Published: 02nd October 2021
Gandhi with Gen Z: This 30-yr-old engineer walked and cycled 37,000 kms across 46 countries to spread Gandhi's ideals
While on his journey, Nitin has walked 12,000 kms, cycled 2,500 kms and when we spoke to him, he was in Haryana, making his way towards Delhi's Raj Ghat
What would you do to seek the truth of life? Nitin Shrirang Sonawane went to 46 countries in four years and ten months and a few days to spread the message of non-violence, peace and spread Gandhi's ideals among young and old. And found his moment of enlightenment during his journey. The 30-year-old engineer has been walking or cycling across these countries and spreading Mahatma Gandhi's ideals in schools and colleges across the world. He is set to end his journey on October 2, 2021, at Raj Ghat, to commemorate Gandhi's 152nd birth anniversary.
But this is not the first time Nitin, a native of Rashin, a small village in Ahmednagar district in Maharashtra, left home. "I had done it the first time when I was 17 but I wasn't mature enough. I understood that and I came back," said Nitin. "I studied and became an engineer. I was also working at a company when one day I realised that I could predict my own future and I did not like it. I wanted to do something and I knew something will happen but wasn't sure what it would be. I had also been volunteering at the Maharashtra Gandhi Smarak Nidhi, Pune from 2015 and had joined the fight against caste discrimination and communal harmony in Maharashtra by creating awareness about peace, justice and equality," he added.

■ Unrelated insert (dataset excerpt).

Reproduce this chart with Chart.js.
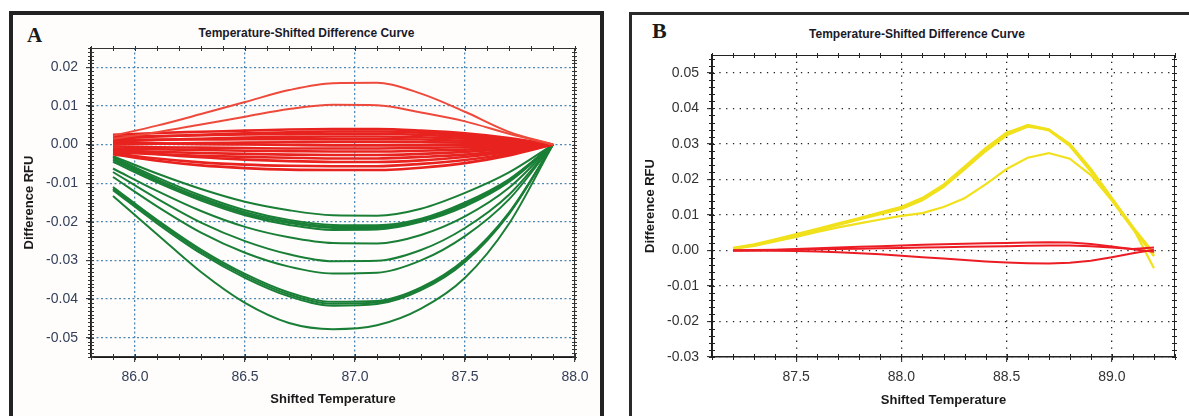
<!DOCTYPE html>
<html>
<head>
<meta charset="utf-8">
<script src="https://cdn.jsdelivr.net/npm/chart.js@4"></script>
<style>
  body { margin: 0; width: 1189px; height: 416px; overflow: hidden; background: #fff; position: relative; font-family: 'Liberation Sans', Arial, sans-serif; }
  .frame { position: absolute; box-sizing: border-box; }
  #frameA { left: 9px; top: 11px; width: 595px; height: 420px; border: 4px solid #222; background: #fffdfc; }
  #frameB { left: 629px; top: 12px; width: 600px; height: 420px; border: 3px solid #2a2a2a; background: #fff; }
  .letter { position: absolute; font: bold 21px 'Liberation Serif', 'DejaVu Serif', serif; color: #1a1a1a; }
  .title { position: absolute; text-align: center; font: bold 12px 'Liberation Sans Narrow', 'Liberation Sans', Arial, sans-serif; color: #1a1a2a; }
  canvas { position: absolute; }
</style>
</head>
<body>
<div class="frame" id="frameA"></div>
<div class="frame" id="frameB"></div>
<div class="letter" style="left:27px; top:23px;">A</div>
<div class="letter" style="left:652px; top:18px; font-size:22px;">B</div>
<div class="title" style="left:9px; width:595px; top:26px;">Temperature-Shifted Difference Curve</div>
<div class="title" style="left:629px; width:576px; top:27px;">Temperature-Shifted Difference Curve</div>
<canvas id="chartA" width="588" height="402" style="left:12px; top:14px;"></canvas>
<canvas id="chartB" width="559" height="401" style="left:630px; top:15px;"></canvas>
<script>
// ---- panel A data ----
const aTemps = [85.9, 86.1, 86.3, 86.5, 86.7, 86.9, 87.1, 87.3, 87.5, 87.7, 87.9];
const aXTicks = [86.0, 86.5, 87.0, 87.5, 88.0];
const aYTicks = [-0.05, -0.04, -0.03, -0.02, -0.01, 0.00, 0.01, 0.02];

const aRed = [
    [0.0023, 0.0049, 0.0079, 0.0110, 0.0141, 0.0159, 0.0160, 0.0132, 0.0085, 0.0033, 0],
    [0.0015, 0.0032, 0.0052, 0.0072, 0.0092, 0.0103, 0.0102, 0.0083, 0.0060, 0.0028, 0],
    [0.0025, 0.0030, 0.0033, 0.0036, 0.0039, 0.0040, 0.0040, 0.0036, 0.0029, 0.0017, 0],
    [0.0015, 0.0021, 0.0025, 0.0029, 0.0032, 0.0034, 0.0034, 0.0031, 0.0024, 0.0014, 0],
    [0.0020, 0.0022, 0.0024, 0.0026, 0.0027, 0.0028, 0.0028, 0.0025, 0.0020, 0.0012, 0],
    [0.0008, 0.0012, 0.0015, 0.0018, 0.0020, 0.0021, 0.0021, 0.0019, 0.0015, 0.0009, 0],
    [0.0012, 0.0013, 0.0013, 0.0014, 0.0014, 0.0014, 0.0014, 0.0013, 0.0010, 0.0006, 0],
    [0.0000, 0.0002, 0.0004, 0.0005, 0.0006, 0.0007, 0.0007, 0.0006, 0.0005, 0.0003, 0],
    [0.0005, 0.0003, 0.0001, 0.0000, -0.0001, -0.0002, -0.0002, -0.0002, -0.0001, -0.0001, 0],
    [-0.0005, -0.0007, -0.0008, -0.0009, -0.0010, -0.0010, -0.0010, -0.0009, -0.0007, -0.0004, 0],
    [-0.0010, -0.0012, -0.0014, -0.0016, -0.0017, -0.0018, -0.0018, -0.0016, -0.0013, -0.0008, 0],
    [-0.0015, -0.0019, -0.0022, -0.0024, -0.0026, -0.0027, -0.0027, -0.0024, -0.0019, -0.0011, 0],
    [-0.0020, -0.0025, -0.0029, -0.0032, -0.0034, -0.0036, -0.0036, -0.0032, -0.0026, -0.0015, 0],
    [-0.0012, -0.0024, -0.0033, -0.0039, -0.0043, -0.0045, -0.0045, -0.0041, -0.0032, -0.0019, 0],
    [-0.0022, -0.0036, -0.0046, -0.0052, -0.0055, -0.0056, -0.0056, -0.0050, -0.0040, -0.0024, 0],
    [-0.0025, -0.0042, -0.0054, -0.0061, -0.0065, -0.0066, -0.0066, -0.0060, -0.0048, -0.0028, 0]
];

const aGreen = [
    [-0.0030, -0.0075, -0.0115, -0.0148, -0.0170, -0.0183, -0.0184, -0.0166, -0.0125, -0.0072, 0],
    [-0.0032, -0.0085, -0.0132, -0.0170, -0.0195, -0.0208, -0.0209, -0.0192, -0.0150, -0.0090, 0],
    [-0.0036, -0.0090, -0.0137, -0.0175, -0.0199, -0.0212, -0.0213, -0.0195, -0.0153, -0.0092, 0],
    [-0.0040, -0.0094, -0.0141, -0.0179, -0.0203, -0.0216, -0.0216, -0.0197, -0.0156, -0.0094, 0],
    [-0.0045, -0.0098, -0.0145, -0.0183, -0.0208, -0.0221, -0.0220, -0.0200, -0.0160, -0.0097, 0],
    [-0.0062, -0.0120, -0.0172, -0.0213, -0.0240, -0.0255, -0.0256, -0.0234, -0.0186, -0.0112, 0],
    [-0.0071, -0.0140, -0.0202, -0.0250, -0.0284, -0.0302, -0.0301, -0.0273, -0.0216, -0.0130, 0],
    [-0.0084, -0.0160, -0.0228, -0.0280, -0.0316, -0.0334, -0.0332, -0.0300, -0.0237, -0.0142, 0],
    [-0.0110, -0.0195, -0.0272, -0.0335, -0.0383, -0.0407, -0.0405, -0.0370, -0.0297, -0.0176, 0],
    [-0.0114, -0.0199, -0.0277, -0.0340, -0.0388, -0.0412, -0.0409, -0.0373, -0.0300, -0.0178, 0],
    [-0.0118, -0.0204, -0.0282, -0.0345, -0.0393, -0.0417, -0.0413, -0.0377, -0.0304, -0.0180, 0],
    [-0.0133, -0.0232, -0.0330, -0.0410, -0.0462, -0.0478, -0.0468, -0.0425, -0.0345, -0.0205, 0]
];

// ---- panel B data ----
const bTemps = [87.2, 87.3, 87.4, 87.5, 87.6, 87.7, 87.8, 87.9, 88.0, 88.1, 88.2,
                88.3, 88.4, 88.5, 88.6, 88.7, 88.8, 88.9, 89.0, 89.1, 89.2];
const bXTicks = [87.5, 88.0, 88.5, 89.0];
const bYTicks = [-0.03, -0.02, -0.01, 0.00, 0.01, 0.02, 0.03, 0.04, 0.05];

const bYellow = [
    [0.0006, 0.0016, 0.0029, 0.0044, 0.0059, 0.0074, 0.0089, 0.0105, 0.0121, 0.0146, 0.0182, 0.0232, 0.0284, 0.0329, 0.0353, 0.0341, 0.0298, 0.0226, 0.0145, 0.0064, -0.0050],
    [0.0007, 0.0017, 0.0031, 0.0046, 0.0061, 0.0076, 0.0091, 0.0107, 0.0123, 0.0148, 0.0185, 0.0236, 0.0288, 0.0332, 0.0351, 0.0338, 0.0294, 0.0222, 0.0142, 0.0062, -0.0016],
    [0.0005, 0.0015, 0.0028, 0.0042, 0.0057, 0.0072, 0.0087, 0.0102, 0.0117, 0.0141, 0.0178, 0.0228, 0.0279, 0.0324, 0.0348, 0.0340, 0.0300, 0.0230, 0.0148, 0.0066, -0.0008],
    [0.0004, 0.0013, 0.0025, 0.0038, 0.0052, 0.0065, 0.0076, 0.0087, 0.0097, 0.0105, 0.0122, 0.0147, 0.0186, 0.0229, 0.0261, 0.0274, 0.0258, 0.0212, 0.0140, 0.0060, -0.0015]
];

const bRed = [
    [0, 0.0001, 0.0002, 0.0004, 0.0006, 0.0008, 0.0010, 0.0012, 0.0014, 0.0016, 0.0017, 0.0019, 0.0020, 0.0021, 0.0022, 0.0023, 0.0022, 0.0018, 0.0011, 0.0003, -0.0004],
    [0, 0.0000, 0.0001, 0.0002, 0.0003, 0.0004, 0.0005, 0.0006, 0.0007, 0.0008, 0.0009, 0.0010, 0.0011, 0.0012, 0.0013, 0.0014, 0.0014, 0.0012, 0.0008, 0.0004, 0.0008],
    [0, 0.0000, -0.0001, -0.0002, -0.0003, -0.0005, -0.0008, -0.0011, -0.0015, -0.0019, -0.0023, -0.0027, -0.0031, -0.0034, -0.0036, -0.0037, -0.0035, -0.0029, -0.0019, -0.0008, 0.0002]
];

Chart.defaults.font.family = "'Liberation Sans', Arial, sans-serif";

// frame around the plot area plus small minor ticks on all four sides
const frameTicks = {
    id: 'frameTicks',
    afterDatasetsDraw(chart, args, opts) {
        const { ctx, chartArea: a, scales: { x, y } } = chart;
        ctx.save();
        ctx.strokeStyle = opts.color;
        ctx.lineWidth = 1;
        ctx.strokeRect(a.left + 0.5, a.top + 0.5, a.right - a.left - 1, a.bottom - a.top - 1);
        ctx.beginPath();
        const n0 = Math.ceil(x.min / opts.xStep - 1e-6), n1 = Math.floor(x.max / opts.xStep + 1e-6);
        for (let i = n0; i <= n1; i++) {
            const px = Math.round(x.getPixelForValue(i * opts.xStep)) + 0.5;
            ctx.moveTo(px, a.bottom - 3); ctx.lineTo(px, a.bottom + 3);
            ctx.moveTo(px, a.top - 2); ctx.lineTo(px, a.top + 3);
        }
        const m0 = Math.ceil(y.min / opts.yStep - 1e-6), m1 = Math.floor(y.max / opts.yStep + 1e-6);
        for (let i = m0; i <= m1; i++) {
            const py = Math.round(y.getPixelForValue(i * opts.yStep)) + 0.5;
            ctx.moveTo(a.left - 3, py); ctx.lineTo(a.left + 3, py);
            ctx.moveTo(a.right - 3, py); ctx.lineTo(a.right + 2, py);
        }
        ctx.stroke();
        ctx.restore();
    }
};

function series(xs, ys, color, width, curve) {
    return {
        data: xs.map((t, i) => ({ x: t, y: ys[i] })),
        borderColor: color,
        borderWidth: width,
        pointRadius: 0,
        fill: false,
        cubicInterpolationMode: curve ? 'monotone' : 'default',
        tension: 0
    };
}

function axes(cfg) {
    const gridOpts = { color: cfg.gridColor, lineWidth: cfg.gridW, tickLength: 5, tickColor: '#222', tickBorderDash: [], tickWidth: 1 };
    // in v4 the dash of the grid lines lives under border.dash
    const borderOpts = { display: true, color: '#1a1a1a', width: cfg.axisW, dash: cfg.dash };
    return {
        x: {
            type: 'linear', min: cfg.xMin, max: cfg.xMax,
            afterBuildTicks: s => { s.ticks = cfg.xTicks.map(v => ({ value: v })); },
            afterFit: s => { s.height = cfg.xH; },
            ticks: { callback: v => Number(v).toFixed(1), padding: 7, color: cfg.tickColor, font: { size: 14 }, maxRotation: 0 },
            grid: gridOpts,
            border: borderOpts,
            title: { display: true, text: 'Shifted Temperature', color: '#1a1a1a', font: { size: 13, weight: 'bold' }, padding: { top: 0, bottom: cfg.xTitlePad } }
        },
        y: {
            type: 'linear', min: cfg.yMin, max: cfg.yMax,
            afterBuildTicks: s => { s.ticks = cfg.yTicks.map(v => ({ value: v })); },
            afterFit: s => { s.width = cfg.yW; },
            ticks: { callback: v => Number(v).toFixed(2), padding: 8, color: cfg.tickColor, font: { size: 14 } },
            grid: gridOpts,
            border: borderOpts,
            title: { display: true, text: 'Difference RFU', color: '#1a1a1a', font: { size: 13, weight: 'bold' }, padding: { top: cfg.yTitlePad, bottom: 0 } }
        }
    };
}

document.addEventListener("DOMContentLoaded", function() {

    const aSets = [];
    aRed.forEach((ys, i) => aSets.push(series(aTemps, ys, i < 2 ? '#ee4a3c' : '#e8231f', i < 2 ? 2 : 2.6, true)));
    aGreen.forEach(ys => aSets.push(series(aTemps, ys, '#1a7f36', 2, true)));

    new Chart(document.getElementById('chartA'), {
        type: 'line',
        data: { datasets: aSets },
        options: {
            responsive: false,
            animation: false,
            layout: { padding: { left: 0, top: 34, right: 25, bottom: 0 } },
            plugins: {
                legend: { display: false },
                tooltip: { enabled: false },
                frameTicks: { color: '#333', xStep: 0.1, yStep: 0.001 }
            },
            scales: axes({
                xMin: 85.8, xMax: 88.0, yMin: -0.055, yMax: 0.025,
                xTicks: aXTicks, yTicks: aYTicks,
                xH: 59, yW: 79, xTitlePad: 9, yTitlePad: 10,
                tickColor: '#34405a', gridColor: '#4f87b3', dash: [2, 2.5], gridW: 1.3, axisW: 2
            })
        },
        plugins: [frameTicks]
    });

    const bSets = [];
    bRed.forEach(ys => bSets.push(series(bTemps, ys, '#ec1c24', 2, false)));
    bYellow.forEach(ys => bSets.push(series(bTemps, ys, '#f0e11c', 2.2, false)));

    new Chart(document.getElementById('chartB'), {
        type: 'line',
        data: { datasets: bSets },
        options: {
            responsive: false,
            animation: false,
            layout: { padding: { left: 0, top: 40, right: 14, bottom: 0 } },
            plugins: {
                legend: { display: false },
                tooltip: { enabled: false },
                frameTicks: { color: '#222', xStep: 0.1, yStep: 0.002 }
            },
            scales: axes({
                xMin: 87.1, xMax: 89.3, yMin: -0.03, yMax: 0.055,
                xTicks: bXTicks, yTicks: bYTicks,
                xH: 59, yW: 82, xTitlePad: 8, yTitlePad: 13,
                tickColor: '#333', gridColor: '#222', dash: [1.3, 5.5], gridW: 1.3, axisW: 1.5
            })
        },
        plugins: [frameTicks]
    });
});
</script>
</body>
</html>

Gandhi, peace and 37,000 km
He did not start his journey alone though. When they left in 2016, they were a group of five, with even Nitin's friend as a part of it, but the crowd thinned out and by the time he left Cambodia, he was alone. "A major motive of the journey was to spread awareness about the ideals and teachings of Gandhiji. I wanted people, especially the younger generation to understand the ideals of peace and non-violence and they can in turn influence others. That way it can reach millions," he added.
Love is all you need?
Wherever he goes, Nitin approaches local people, teachers, Indian communities or even the Indian Embassies, who not only help him with his stay and travel but also often get him in touch with the colleges and schools where he can deliver talks to the students about peace and harmony. "Not just in schools or universities, I interact with people wherever I go and they have only shown me love. I have participated in protests in various countries including South Korea, where I was a part of the protest at the Navy Base. One day one of my fellow protestors had a fight with a Coast Guard. I went to try and stop them and then the next day I gave a rose to the guard and told him that he was a good person. To my utter surprise, he said that he wasn't. There was a sense of guilt. He then called me and wanted to take a selfie. I was moved by how a gesture of love can impact someone," he added.
Moment of truth
While on his journey, Nitin has walked 12,000 kms, cycled 25,000 kms and when we spoke to him, he was in Haryana, making his way towards Delhi's Raj Ghat. One of those extensive treks across South America, in Peru, Nitin had a realisation. "It felt like enlightenment. I understood that we have unlimited potential and underestimating ourselves or others is what is pulling us back. When it dawns upon you it changes your life. But it is too much for my brain to comprehend at once," he said.
Meeting the PM
Nitin wants to end his journey at Raj Ghat on October 2 and hopes to meet the Prime Minister Narendra Modi during the morning celebrations of Bapu's birth anniversary. "We are speaking to the PM's office and checking if that is possible. It not, we will go to Raj Ghat in the evening and end the journey," he said. He will have been on the road for a full 1780 days on that day.
Coming back to 'life'
As he comes back to India, Nitin has a few things planned. "Many people have supported me throughout the journey. From my visa to my travel to providing me food and shelter. I owe it to them to work for humanity. I want to work for climate change and sustainability once I am back. I want to work with seaweeds as alternate food for humans. We have a long coastline and this is the way forward," he added as he took off on his journey for the day.